Actually, I visited Singapore as far back as 1994 and contacted some firms involved in a similar process. When I came home, I passed on the information, but nothing happened. I have also heard that styrofoam, the material used in some “takeaway containers” and meat and vegetable packaging, and which is not biodegradable, can be ground and incorporated in building materials. If these two processes could be implemented, our environmental health would certainly improve. But will the bureaucratic dillying and dallying continue while we “the complainers” suffer the consequences?

Apart from trying to find solutions for national problems, we must all seek our own survival strategies. To give me inspiration, a friend recently gave me a bracelet with these motivational inscriptions – “be grateful”, “walk barefoot”, “giggle” and “hug more”.

I analysed each one. “Be grateful” ­– although we in Barbados are experiencing tough times and do have justifiable complaints, we can’t help but be grateful when we hear reports like “every child of age six in the Middle East has gone through three wars”. The toughest battle most of our children go through is the Common Entrance exam.

“Walk barefoot” is, I suppose, encouraging me to be more carefree.
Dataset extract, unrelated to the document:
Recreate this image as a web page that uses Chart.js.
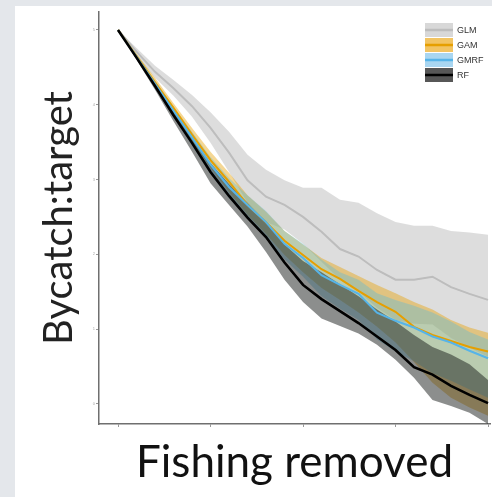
<!DOCTYPE html>
<html><head><meta charset="utf-8">
<script src="https://cdn.jsdelivr.net/npm/chart.js@4.4.1/dist/chart.umd.min.js"></script>
<style>
html,body{margin:0;padding:0;background:#e4e7eb;width:492px;height:497px;overflow:hidden}
#panel{position:absolute;left:15px;top:6px;width:477px;height:491px;background:#fff}
canvas{display:block}
</style></head><body>
<div id="panel"><canvas id="c" width="477" height="491"></canvas></div>
<script>
// x: share of fishing removed
const fishingRemoved = [0,0.05,0.10,0.15,0.20,0.25,0.30,0.35,0.40,0.45,0.50,0.55,0.60,0.65,0.70,0.75,0.80,0.85,0.90,0.95,1.00];
const xTicks = [0,0.25,0.5,0.75,1];
const yTicks = [0,1,2,3,4,5];

const glmMean  = [5.00,4.71,4.44,4.22,3.98,3.69,3.36,2.99,2.77,2.66,2.50,2.30,2.07,1.97,1.79,1.66,1.66,1.70,1.56,1.47,1.39];
const glmUpper = [5.00,4.76,4.52,4.33,4.13,3.90,3.64,3.33,3.13,2.99,2.89,2.89,2.73,2.69,2.55,2.43,2.38,2.38,2.31,2.29,2.26];
const glmLower = [5.00,4.65,4.36,4.12,3.84,3.49,3.10,2.69,2.43,2.33,2.14,1.90,1.66,1.50,1.28,1.12,1.07,1.06,0.88,0.75,0.63];

const gamMean  = [5.00,4.65,4.30,3.96,3.60,3.26,2.97,2.66,2.43,2.18,1.99,1.80,1.67,1.51,1.36,1.23,1.03,0.92,0.84,0.76,0.70];
const gamUpper = [5.00,4.68,4.36,4.02,3.69,3.37,3.09,2.79,2.57,2.31,2.13,1.95,1.83,1.71,1.59,1.48,1.36,1.26,1.12,1.02,0.95];
const gamLower = [5.00,4.63,4.25,3.89,3.50,3.16,2.83,2.53,2.27,1.99,1.76,1.55,1.39,1.22,1.03,0.82,0.56,0.28,0.08,-0.05,-0.16];

const gmrfMean  = [5.00,4.64,4.28,3.92,3.56,3.20,2.90,2.66,2.43,2.14,1.95,1.72,1.59,1.47,1.22,1.11,1.02,0.90,0.82,0.71,0.61];
const gmrfUpper = [5.00,4.67,4.32,3.97,3.64,3.30,3.02,2.79,2.58,2.31,2.14,1.93,1.76,1.66,1.48,1.39,1.31,1.22,1.10,0.96,0.86];
const gmrfLower = [5.00,4.61,4.22,3.84,3.45,3.07,2.75,2.47,2.22,1.93,1.70,1.44,1.27,1.12,0.86,0.70,0.57,0.41,0.31,0.19,0.08];

const rfMean  = [5.00,4.63,4.25,3.86,3.49,3.10,2.78,2.49,2.23,1.89,1.59,1.40,1.24,1.08,0.90,0.72,0.49,0.39,0.24,0.12,0.01];
const rfUpper = [5.00,4.65,4.29,3.93,3.57,3.22,2.94,2.69,2.43,2.13,1.91,1.76,1.60,1.44,1.26,1.10,0.92,0.76,0.66,0.53,0.32];
const rfLower = [5.00,4.60,4.20,3.78,3.37,2.95,2.66,2.37,2.03,1.66,1.36,1.14,1.04,0.94,0.79,0.59,0.35,0.05,-0.03,-0.12,-0.27];

const seriesNames = ['GLM','GAM','GMRF','RF'];
const lineColors = ['#bdbdbd','#e69f00','#56b4e9','#000000'];
const bandColors = ['rgba(175,175,175,0.42)','rgba(232,160,0,0.42)','rgba(80,185,225,0.36)','rgba(25,30,28,0.5)'];
const legendFills = ['#d8d8d8','#f2c463','#a9d6f1','#575757'];

const pts = arr => arr.map((y,i)=>({x:fishingRemoved[i], y}));
const bands = [[glmUpper,glmLower],[gamUpper,gamLower],[gmrfUpper,gmrfLower],[rfUpper,rfLower]];
const means = [glmMean,gamMean,gmrfMean,rfMean];

const datasets = [];
bands.forEach((b,i)=>{
  const ord = 40 - i*10;
  datasets.push({label:seriesNames[i]+' upper', data:pts(b[0]), borderColor:'rgba(0,0,0,0)', borderWidth:0, pointRadius:0, fill:'+1', backgroundColor:bandColors[i], order:ord});
  datasets.push({label:seriesNames[i]+' lower', data:pts(b[1]), borderColor:'rgba(0,0,0,0)', borderWidth:0, pointRadius:0, fill:false, order:ord});
});
means.forEach((m,i)=>{
  datasets.push({label:seriesNames[i], data:pts(m), borderColor:lineColors[i], borderWidth: i===3?2.6:2, pointRadius:0, fill:false, order:4-i});
});

const legendPlugin = {
  id:'bandLegend',
  afterDraw(chart){
    const ctx = chart.ctx, a = chart.chartArea;
    const x0 = a.right - 65, y0 = a.top + 18;
    ctx.save();
    seriesNames.forEach((t,i)=>{
      const cy = y0 + 15*i;
      ctx.fillStyle = legendFills[i];
      ctx.fillRect(x0, cy-7, 28, 14);
      ctx.strokeStyle = lineColors[i];
      ctx.lineWidth = 2.5;
      ctx.beginPath(); ctx.moveTo(x0, cy); ctx.lineTo(x0+28, cy); ctx.stroke();
      ctx.fillStyle = '#333';
      ctx.font = '9px "Liberation Sans", Arial, sans-serif';
      ctx.textBaseline = 'middle';
      ctx.textAlign = 'left';
      ctx.fillText(t, x0+32, cy+0.5);
    });
    ctx.restore();
  }
};

function draw(){
  new Chart(document.getElementById('c'), {
    type:'line',
    data:{datasets},
    plugins:[legendPlugin],
    options:{
      responsive:false, animation:false, devicePixelRatio:1,
      layout:{padding:{left:0,right:2,top:6,bottom:0}},
      plugins:{legend:{display:false}, tooltip:{enabled:false}},
      elements:{line:{tension:0}},
      scales:{
        x:{type:'linear', min:-0.0514, max:1.0054,
          afterBuildTicks:s=>{s.ticks = xTicks.map(v=>({value:v}));},
          afterFit:s=>{s.height = 73;},
          grid:{display:true, drawOnChartArea:false, drawTicks:true, tickLength:3, color:'#999'},
          border:{display:true, color:'#6f6f6f', width:1.5},
          ticks:{callback:()=>'', font:{size:4}, padding:0},
          title:{display:true, text:'Fishing removed', color:'#111', font:{family:'Lato', size:44, lineHeight:1}, padding:{top:0,bottom:12}}
        },
        y:{type:'linear', min:-0.27, max:5.24,
          afterBuildTicks:s=>{s.ticks = yTicks.map(v=>({value:v}));},
          afterFit:s=>{s.width = 84;},
          grid:{display:true, drawOnChartArea:false, drawTicks:true, tickLength:3, color:'#999'},
          border:{display:true, color:'#6f6f6f', width:1.5},
          ticks:{font:{size:4}, color:'#aaa', padding:1},
          title:{display:true, text:'Bycatch:target', color:'#222', font:{family:'Lato', size:40, lineHeight:1}, padding:{top:24,bottom:0}}
        }
      }
    }
  });
}
if (document.fonts && document.fonts.load) {
  document.fonts.load('40px Lato').then(draw, draw);
} else { draw(); }
</script>
</body></html>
This made me remember my childhood spent in the country where to walk barefoot was the norm and we didn’t seem to be affected by leptospirosis and other such frightening present day problems.

“Giggle”. Again, encouragement to put problems aside sometimes and be lighthearted. Of course Senator Professor Henry Fraser recently declared that “humour, a good marriage, random acts of kindness and a belief in God are part of the recipe for a long, happy life”.

“Hug more” – this is in keeping with the Nation newspaper’s encouragement to “show your  love”. But of course with the threat of Ebola foremost in our minds, we may have to put the hugs on hold and, as I heard a British official recommend recently on the BBC, “talk, don’t touch”.

• Dr Frances Chandler is a former independent senator.